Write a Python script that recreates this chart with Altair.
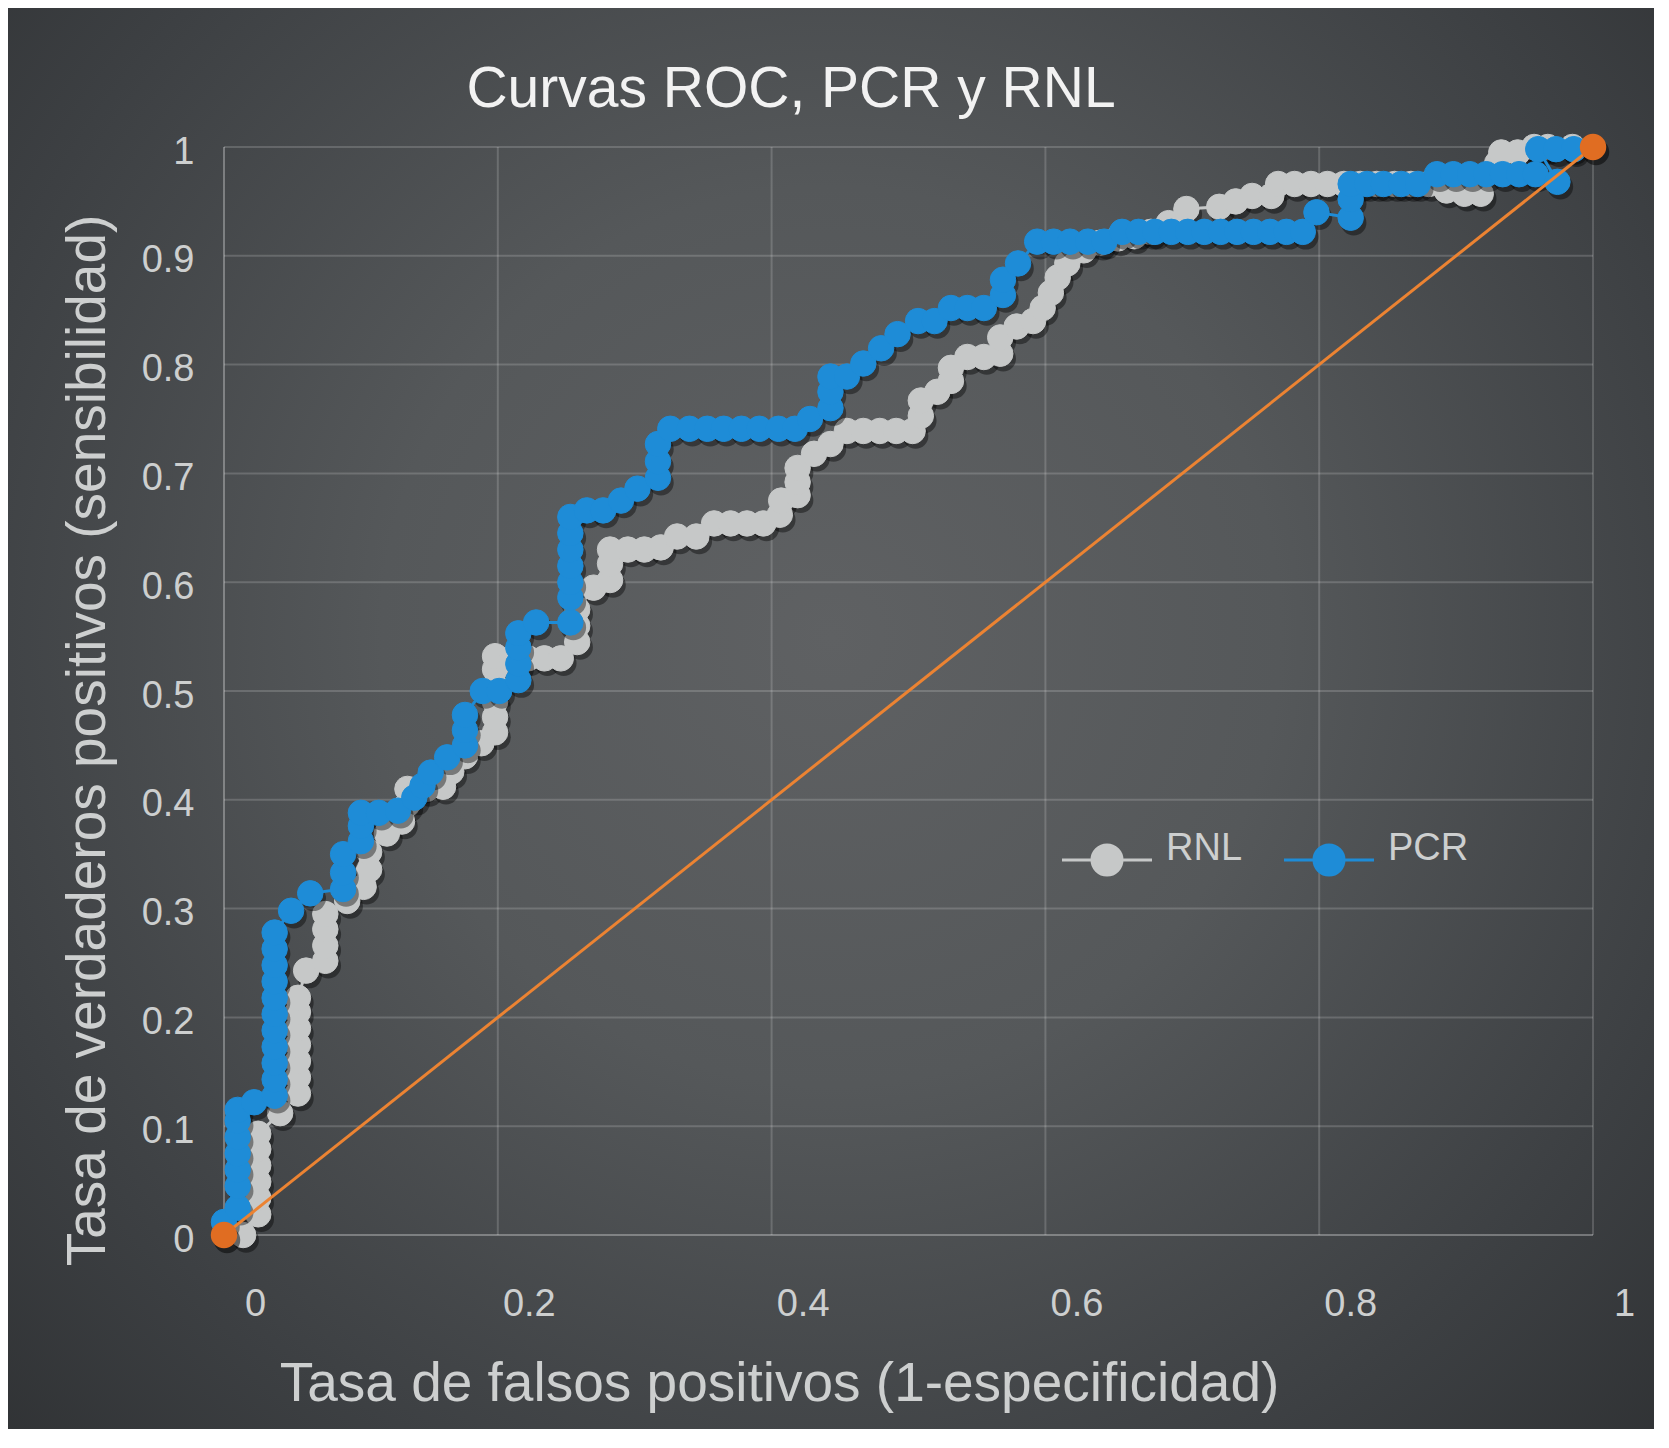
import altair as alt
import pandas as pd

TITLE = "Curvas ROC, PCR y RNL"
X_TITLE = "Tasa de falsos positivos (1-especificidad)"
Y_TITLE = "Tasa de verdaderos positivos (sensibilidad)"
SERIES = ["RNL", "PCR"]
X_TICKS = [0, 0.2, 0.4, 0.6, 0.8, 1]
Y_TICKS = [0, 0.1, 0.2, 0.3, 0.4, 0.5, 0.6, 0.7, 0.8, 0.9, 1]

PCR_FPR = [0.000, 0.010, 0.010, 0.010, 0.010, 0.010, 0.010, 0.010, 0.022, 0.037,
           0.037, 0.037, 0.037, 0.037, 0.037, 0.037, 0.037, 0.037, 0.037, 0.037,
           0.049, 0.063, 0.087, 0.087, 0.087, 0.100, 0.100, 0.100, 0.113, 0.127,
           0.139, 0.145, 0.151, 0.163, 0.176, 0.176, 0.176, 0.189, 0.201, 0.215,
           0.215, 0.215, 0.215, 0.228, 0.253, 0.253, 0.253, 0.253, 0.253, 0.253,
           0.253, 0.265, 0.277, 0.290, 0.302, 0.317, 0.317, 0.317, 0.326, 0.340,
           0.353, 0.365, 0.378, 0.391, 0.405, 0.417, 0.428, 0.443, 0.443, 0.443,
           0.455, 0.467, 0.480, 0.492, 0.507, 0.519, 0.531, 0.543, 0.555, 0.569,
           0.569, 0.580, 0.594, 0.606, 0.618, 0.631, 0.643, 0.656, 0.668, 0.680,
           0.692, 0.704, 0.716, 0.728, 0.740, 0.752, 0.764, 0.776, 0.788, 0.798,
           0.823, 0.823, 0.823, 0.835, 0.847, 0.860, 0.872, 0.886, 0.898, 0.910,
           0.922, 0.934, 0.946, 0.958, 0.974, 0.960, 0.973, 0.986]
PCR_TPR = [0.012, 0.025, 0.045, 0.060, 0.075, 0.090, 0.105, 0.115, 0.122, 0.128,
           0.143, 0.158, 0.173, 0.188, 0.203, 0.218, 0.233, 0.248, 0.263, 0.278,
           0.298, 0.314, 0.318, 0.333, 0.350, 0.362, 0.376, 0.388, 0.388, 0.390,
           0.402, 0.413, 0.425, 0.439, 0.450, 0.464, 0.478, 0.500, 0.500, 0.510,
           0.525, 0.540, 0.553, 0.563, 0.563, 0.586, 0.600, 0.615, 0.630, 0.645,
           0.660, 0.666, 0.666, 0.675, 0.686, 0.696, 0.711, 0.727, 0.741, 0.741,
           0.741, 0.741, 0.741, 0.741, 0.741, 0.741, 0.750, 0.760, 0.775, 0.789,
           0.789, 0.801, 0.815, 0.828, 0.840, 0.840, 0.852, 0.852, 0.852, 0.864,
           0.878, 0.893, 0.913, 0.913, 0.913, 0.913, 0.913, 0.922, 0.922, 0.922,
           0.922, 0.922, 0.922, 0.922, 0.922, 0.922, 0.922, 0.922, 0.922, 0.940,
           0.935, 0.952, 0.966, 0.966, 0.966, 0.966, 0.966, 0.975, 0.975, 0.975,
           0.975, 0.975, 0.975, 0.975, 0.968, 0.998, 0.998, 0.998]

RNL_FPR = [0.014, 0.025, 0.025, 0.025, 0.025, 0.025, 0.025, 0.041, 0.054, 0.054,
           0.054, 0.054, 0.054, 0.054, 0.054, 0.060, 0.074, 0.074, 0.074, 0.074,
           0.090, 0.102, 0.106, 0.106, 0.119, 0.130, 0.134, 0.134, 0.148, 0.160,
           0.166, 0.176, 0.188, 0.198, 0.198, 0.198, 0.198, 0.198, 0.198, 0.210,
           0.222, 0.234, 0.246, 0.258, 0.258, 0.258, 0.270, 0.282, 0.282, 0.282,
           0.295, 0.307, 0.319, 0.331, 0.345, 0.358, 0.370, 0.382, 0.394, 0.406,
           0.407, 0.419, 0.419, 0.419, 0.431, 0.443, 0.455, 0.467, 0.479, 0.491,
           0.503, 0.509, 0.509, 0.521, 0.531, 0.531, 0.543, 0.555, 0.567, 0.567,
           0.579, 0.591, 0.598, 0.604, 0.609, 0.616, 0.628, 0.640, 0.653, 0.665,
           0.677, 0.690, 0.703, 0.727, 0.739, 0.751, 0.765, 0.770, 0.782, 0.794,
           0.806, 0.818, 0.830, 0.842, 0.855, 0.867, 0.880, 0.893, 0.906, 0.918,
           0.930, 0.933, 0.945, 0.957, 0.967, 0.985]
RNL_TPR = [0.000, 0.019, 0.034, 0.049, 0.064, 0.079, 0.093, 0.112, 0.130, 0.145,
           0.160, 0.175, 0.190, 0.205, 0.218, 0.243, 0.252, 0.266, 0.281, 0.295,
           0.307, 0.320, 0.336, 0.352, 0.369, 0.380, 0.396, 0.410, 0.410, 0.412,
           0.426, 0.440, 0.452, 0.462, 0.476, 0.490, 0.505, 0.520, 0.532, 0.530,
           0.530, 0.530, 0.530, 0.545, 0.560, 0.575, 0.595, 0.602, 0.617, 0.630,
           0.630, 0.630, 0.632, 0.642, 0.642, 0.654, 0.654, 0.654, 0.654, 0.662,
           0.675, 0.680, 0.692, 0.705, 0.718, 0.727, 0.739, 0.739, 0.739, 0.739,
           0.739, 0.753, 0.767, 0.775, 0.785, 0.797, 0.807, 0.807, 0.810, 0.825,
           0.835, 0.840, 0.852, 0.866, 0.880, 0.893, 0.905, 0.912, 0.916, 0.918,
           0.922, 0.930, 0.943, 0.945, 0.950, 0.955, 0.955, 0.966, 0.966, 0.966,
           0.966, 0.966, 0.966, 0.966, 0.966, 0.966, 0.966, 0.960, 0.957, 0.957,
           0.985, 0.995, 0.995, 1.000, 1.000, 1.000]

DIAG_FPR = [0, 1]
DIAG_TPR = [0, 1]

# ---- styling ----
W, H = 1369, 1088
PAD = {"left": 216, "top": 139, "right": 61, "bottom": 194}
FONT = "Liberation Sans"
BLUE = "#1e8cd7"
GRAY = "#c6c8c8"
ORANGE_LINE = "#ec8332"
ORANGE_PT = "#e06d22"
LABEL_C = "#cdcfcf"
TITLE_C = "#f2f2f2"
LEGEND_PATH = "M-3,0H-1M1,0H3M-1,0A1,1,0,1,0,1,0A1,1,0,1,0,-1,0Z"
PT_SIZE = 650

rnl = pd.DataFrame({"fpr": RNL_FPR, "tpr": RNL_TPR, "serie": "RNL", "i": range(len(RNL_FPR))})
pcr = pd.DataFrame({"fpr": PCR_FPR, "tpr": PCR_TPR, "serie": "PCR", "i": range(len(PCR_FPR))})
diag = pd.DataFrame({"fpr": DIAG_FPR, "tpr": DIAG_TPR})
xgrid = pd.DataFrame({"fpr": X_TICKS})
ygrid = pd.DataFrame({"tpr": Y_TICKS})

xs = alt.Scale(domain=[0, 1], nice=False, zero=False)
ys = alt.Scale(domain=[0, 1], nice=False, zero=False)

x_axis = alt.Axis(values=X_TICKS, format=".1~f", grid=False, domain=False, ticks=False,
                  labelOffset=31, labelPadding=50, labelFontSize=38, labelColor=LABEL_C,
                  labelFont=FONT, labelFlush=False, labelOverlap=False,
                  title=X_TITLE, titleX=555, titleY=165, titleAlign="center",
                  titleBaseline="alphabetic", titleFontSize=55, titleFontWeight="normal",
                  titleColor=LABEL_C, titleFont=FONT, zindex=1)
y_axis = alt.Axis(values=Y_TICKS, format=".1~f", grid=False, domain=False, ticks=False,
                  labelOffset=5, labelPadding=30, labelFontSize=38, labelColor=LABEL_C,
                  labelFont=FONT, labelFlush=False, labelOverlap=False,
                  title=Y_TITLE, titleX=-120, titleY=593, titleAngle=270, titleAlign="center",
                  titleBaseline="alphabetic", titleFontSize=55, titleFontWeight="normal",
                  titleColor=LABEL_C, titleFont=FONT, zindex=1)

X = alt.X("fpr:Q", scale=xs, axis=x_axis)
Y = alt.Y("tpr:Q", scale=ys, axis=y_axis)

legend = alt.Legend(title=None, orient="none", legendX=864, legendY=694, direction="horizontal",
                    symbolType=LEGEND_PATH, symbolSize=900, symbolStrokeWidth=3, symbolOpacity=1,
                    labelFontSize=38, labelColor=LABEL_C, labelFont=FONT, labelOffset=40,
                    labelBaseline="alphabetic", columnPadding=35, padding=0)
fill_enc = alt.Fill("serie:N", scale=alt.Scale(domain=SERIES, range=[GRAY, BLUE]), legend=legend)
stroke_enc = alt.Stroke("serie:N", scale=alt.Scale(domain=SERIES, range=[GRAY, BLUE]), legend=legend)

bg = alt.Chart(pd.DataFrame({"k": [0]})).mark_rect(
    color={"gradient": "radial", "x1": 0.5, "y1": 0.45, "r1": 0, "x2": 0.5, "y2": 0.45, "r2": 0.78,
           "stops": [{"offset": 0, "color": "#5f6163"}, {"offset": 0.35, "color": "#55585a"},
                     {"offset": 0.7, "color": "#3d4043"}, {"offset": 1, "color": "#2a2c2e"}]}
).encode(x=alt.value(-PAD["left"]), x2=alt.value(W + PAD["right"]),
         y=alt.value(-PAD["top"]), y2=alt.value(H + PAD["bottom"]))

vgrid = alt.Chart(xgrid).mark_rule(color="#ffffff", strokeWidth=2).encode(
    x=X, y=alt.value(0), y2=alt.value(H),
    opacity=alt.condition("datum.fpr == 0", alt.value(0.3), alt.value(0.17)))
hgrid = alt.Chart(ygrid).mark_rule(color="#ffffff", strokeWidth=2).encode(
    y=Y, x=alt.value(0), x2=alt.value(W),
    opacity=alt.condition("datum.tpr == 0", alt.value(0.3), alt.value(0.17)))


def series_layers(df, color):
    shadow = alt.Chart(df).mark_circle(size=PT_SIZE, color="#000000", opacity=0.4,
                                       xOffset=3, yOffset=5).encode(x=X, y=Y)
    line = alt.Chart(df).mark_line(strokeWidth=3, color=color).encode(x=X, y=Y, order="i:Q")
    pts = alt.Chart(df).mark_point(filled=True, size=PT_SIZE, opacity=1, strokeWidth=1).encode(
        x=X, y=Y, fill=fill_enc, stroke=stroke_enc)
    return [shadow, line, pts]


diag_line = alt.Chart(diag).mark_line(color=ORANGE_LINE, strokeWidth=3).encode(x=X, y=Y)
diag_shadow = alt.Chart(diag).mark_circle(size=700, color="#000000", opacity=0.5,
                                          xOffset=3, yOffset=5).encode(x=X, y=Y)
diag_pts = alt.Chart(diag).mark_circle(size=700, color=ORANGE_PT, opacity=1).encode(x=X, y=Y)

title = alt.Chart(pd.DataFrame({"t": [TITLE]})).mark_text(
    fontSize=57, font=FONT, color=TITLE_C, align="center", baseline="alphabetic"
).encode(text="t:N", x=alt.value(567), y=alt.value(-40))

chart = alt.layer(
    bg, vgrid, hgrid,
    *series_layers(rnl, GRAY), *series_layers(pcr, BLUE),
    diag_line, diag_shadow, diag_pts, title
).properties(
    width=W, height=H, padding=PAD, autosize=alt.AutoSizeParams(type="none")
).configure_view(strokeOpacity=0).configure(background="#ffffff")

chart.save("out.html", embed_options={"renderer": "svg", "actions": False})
+---+
What is being asked
Would you reproduce the lines above, from the very first through the line containing "0.8, 0.9, 1]", exactly and without the pictures?

Exercise response
Write a Python script that recreates this chart with Altair.
import altair as alt
import pandas as pd

TITLE = "Curvas ROC, PCR y RNL"
X_TITLE = "Tasa de falsos positivos (1-especificidad)"
Y_TITLE = "Tasa de verdaderos positivos (sensibilidad)"
SERIES = ["RNL", "PCR"]
X_TICKS = [0, 0.2, 0.4, 0.6, 0.8, 1]
Y_TICKS = [0, 0.1, 0.2, 0.3, 0.4, 0.5, 0.6, 0.7, 0.8, 0.9, 1]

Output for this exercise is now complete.